== What is expected ==
Copy nothing but the lines below running from the line containing "What TikZ code" through the line containing "(syn) at (398,268)", both end lines included.

== Provided entries ==
........

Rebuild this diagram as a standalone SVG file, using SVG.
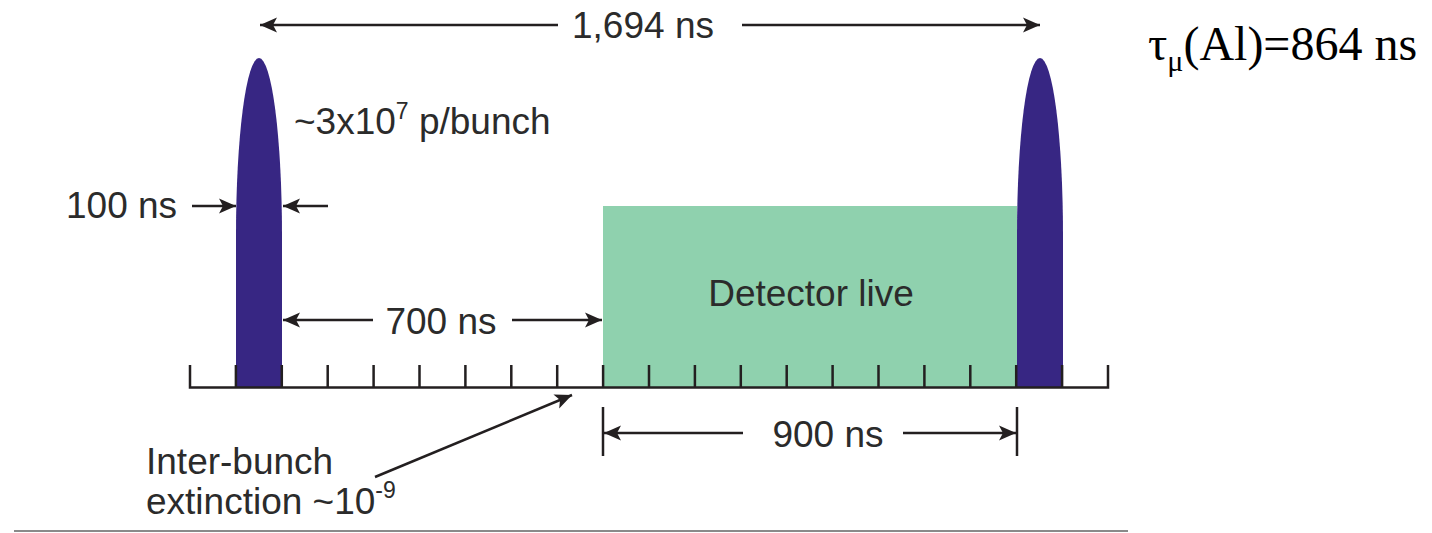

........

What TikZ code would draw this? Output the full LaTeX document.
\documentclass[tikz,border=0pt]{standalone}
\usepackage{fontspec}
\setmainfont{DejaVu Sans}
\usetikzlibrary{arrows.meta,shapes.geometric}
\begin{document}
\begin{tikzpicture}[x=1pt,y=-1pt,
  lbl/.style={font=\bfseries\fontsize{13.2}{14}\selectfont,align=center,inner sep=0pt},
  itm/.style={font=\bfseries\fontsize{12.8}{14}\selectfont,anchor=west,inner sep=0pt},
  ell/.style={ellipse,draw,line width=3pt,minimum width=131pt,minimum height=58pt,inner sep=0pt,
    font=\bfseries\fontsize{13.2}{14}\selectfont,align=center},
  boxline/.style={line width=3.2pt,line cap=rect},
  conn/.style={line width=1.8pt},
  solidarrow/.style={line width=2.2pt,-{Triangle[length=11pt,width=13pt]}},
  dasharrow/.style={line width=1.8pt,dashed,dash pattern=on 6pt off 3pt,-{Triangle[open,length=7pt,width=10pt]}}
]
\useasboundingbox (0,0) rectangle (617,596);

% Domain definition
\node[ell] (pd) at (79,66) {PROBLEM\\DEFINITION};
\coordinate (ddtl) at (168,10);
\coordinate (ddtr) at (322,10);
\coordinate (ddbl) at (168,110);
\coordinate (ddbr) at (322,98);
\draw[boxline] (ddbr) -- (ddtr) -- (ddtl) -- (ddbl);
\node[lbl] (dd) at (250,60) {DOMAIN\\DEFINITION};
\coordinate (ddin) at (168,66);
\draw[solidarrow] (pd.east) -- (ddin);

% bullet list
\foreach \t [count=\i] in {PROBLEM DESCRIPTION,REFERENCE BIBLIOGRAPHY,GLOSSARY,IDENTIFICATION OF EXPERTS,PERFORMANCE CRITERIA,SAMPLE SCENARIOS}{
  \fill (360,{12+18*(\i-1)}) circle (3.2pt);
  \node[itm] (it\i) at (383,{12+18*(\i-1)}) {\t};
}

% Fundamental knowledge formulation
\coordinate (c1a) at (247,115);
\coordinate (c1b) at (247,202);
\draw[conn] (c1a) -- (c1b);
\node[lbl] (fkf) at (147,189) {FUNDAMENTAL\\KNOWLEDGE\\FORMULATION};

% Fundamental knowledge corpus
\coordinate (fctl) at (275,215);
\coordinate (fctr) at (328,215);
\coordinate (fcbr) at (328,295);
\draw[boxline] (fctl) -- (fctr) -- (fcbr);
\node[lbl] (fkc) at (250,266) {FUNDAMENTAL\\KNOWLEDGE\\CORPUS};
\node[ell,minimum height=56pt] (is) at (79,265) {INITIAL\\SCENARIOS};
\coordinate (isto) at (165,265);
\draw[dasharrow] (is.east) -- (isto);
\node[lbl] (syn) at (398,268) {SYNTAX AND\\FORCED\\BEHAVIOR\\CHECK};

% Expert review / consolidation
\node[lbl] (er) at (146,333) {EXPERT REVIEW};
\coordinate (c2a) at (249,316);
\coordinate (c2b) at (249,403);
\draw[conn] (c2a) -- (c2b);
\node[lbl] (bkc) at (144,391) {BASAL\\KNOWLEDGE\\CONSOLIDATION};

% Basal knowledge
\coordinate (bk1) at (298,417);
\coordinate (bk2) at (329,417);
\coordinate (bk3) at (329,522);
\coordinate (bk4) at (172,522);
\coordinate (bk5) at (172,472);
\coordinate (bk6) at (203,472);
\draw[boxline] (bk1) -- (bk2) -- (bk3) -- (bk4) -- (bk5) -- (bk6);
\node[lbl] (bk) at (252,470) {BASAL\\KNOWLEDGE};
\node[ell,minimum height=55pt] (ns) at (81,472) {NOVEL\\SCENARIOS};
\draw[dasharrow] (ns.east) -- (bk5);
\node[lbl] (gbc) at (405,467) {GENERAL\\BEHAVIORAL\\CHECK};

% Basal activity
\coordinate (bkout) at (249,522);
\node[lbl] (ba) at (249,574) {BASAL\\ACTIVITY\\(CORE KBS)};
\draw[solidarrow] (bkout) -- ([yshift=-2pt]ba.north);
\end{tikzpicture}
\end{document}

........

== Answer to this task ==
What TikZ code would draw this? Output the full LaTeX document.
\documentclass[tikz,border=0pt]{standalone}
\usepackage{fontspec}
\setmainfont{DejaVu Sans}
\usetikzlibrary{arrows.meta,shapes.geometric}
\begin{document}
\begin{tikzpicture}[x=1pt,y=-1pt,
  lbl/.style={font=\bfseries\fontsize{13.2}{14}\selectfont,align=center,inner sep=0pt},
  itm/.style={font=\bfseries\fontsize{12.8}{14}\selectfont,anchor=west,inner sep=0pt},
  ell/.style={ellipse,draw,line width=3pt,minimum width=131pt,minimum height=58pt,inner sep=0pt,
    font=\bfseries\fontsize{13.2}{14}\selectfont,align=center},
  boxline/.style={line width=3.2pt,line cap=rect},
  conn/.style={line width=1.8pt},
  solidarrow/.style={line width=2.2pt,-{Triangle[length=11pt,width=13pt]}},
  dasharrow/.style={line width=1.8pt,dashed,dash pattern=on 6pt off 3pt,-{Triangle[open,length=7pt,width=10pt]}}
]
\useasboundingbox (0,0) rectangle (617,596);

% Domain definition
\node[ell] (pd) at (79,66) {PROBLEM\\DEFINITION};
\coordinate (ddtl) at (168,10);
\coordinate (ddtr) at (322,10);
\coordinate (ddbl) at (168,110);
\coordinate (ddbr) at (322,98);
\draw[boxline] (ddbr) -- (ddtr) -- (ddtl) -- (ddbl);
\node[lbl] (dd) at (250,60) {DOMAIN\\DEFINITION};
\coordinate (ddin) at (168,66);
\draw[solidarrow] (pd.east) -- (ddin);

% bullet list
\foreach \t [count=\i] in {PROBLEM DESCRIPTION,REFERENCE BIBLIOGRAPHY,GLOSSARY,IDENTIFICATION OF EXPERTS,PERFORMANCE CRITERIA,SAMPLE SCENARIOS}{
  \fill (360,{12+18*(\i-1)}) circle (3.2pt);
  \node[itm] (it\i) at (383,{12+18*(\i-1)}) {\t};
}

% Fundamental knowledge formulation
\coordinate (c1a) at (247,115);
\coordinate (c1b) at (247,202);
\draw[conn] (c1a) -- (c1b);
\node[lbl] (fkf) at (147,189) {FUNDAMENTAL\\KNOWLEDGE\\FORMULATION};

% Fundamental knowledge corpus
\coordinate (fctl) at (275,215);
\coordinate (fctr) at (328,215);
\coordinate (fcbr) at (328,295);
\draw[boxline] (fctl) -- (fctr) -- (fcbr);
\node[lbl] (fkc) at (250,266) {FUNDAMENTAL\\KNOWLEDGE\\CORPUS};
\node[ell,minimum height=56pt] (is) at (79,265) {INITIAL\\SCENARIOS};
\coordinate (isto) at (165,265);
\draw[dasharrow] (is.east) -- (isto);
\node[lbl] (syn) at (398,268) {SYNTAX AND\\FORCED\\BEHAVIOR\\CHECK};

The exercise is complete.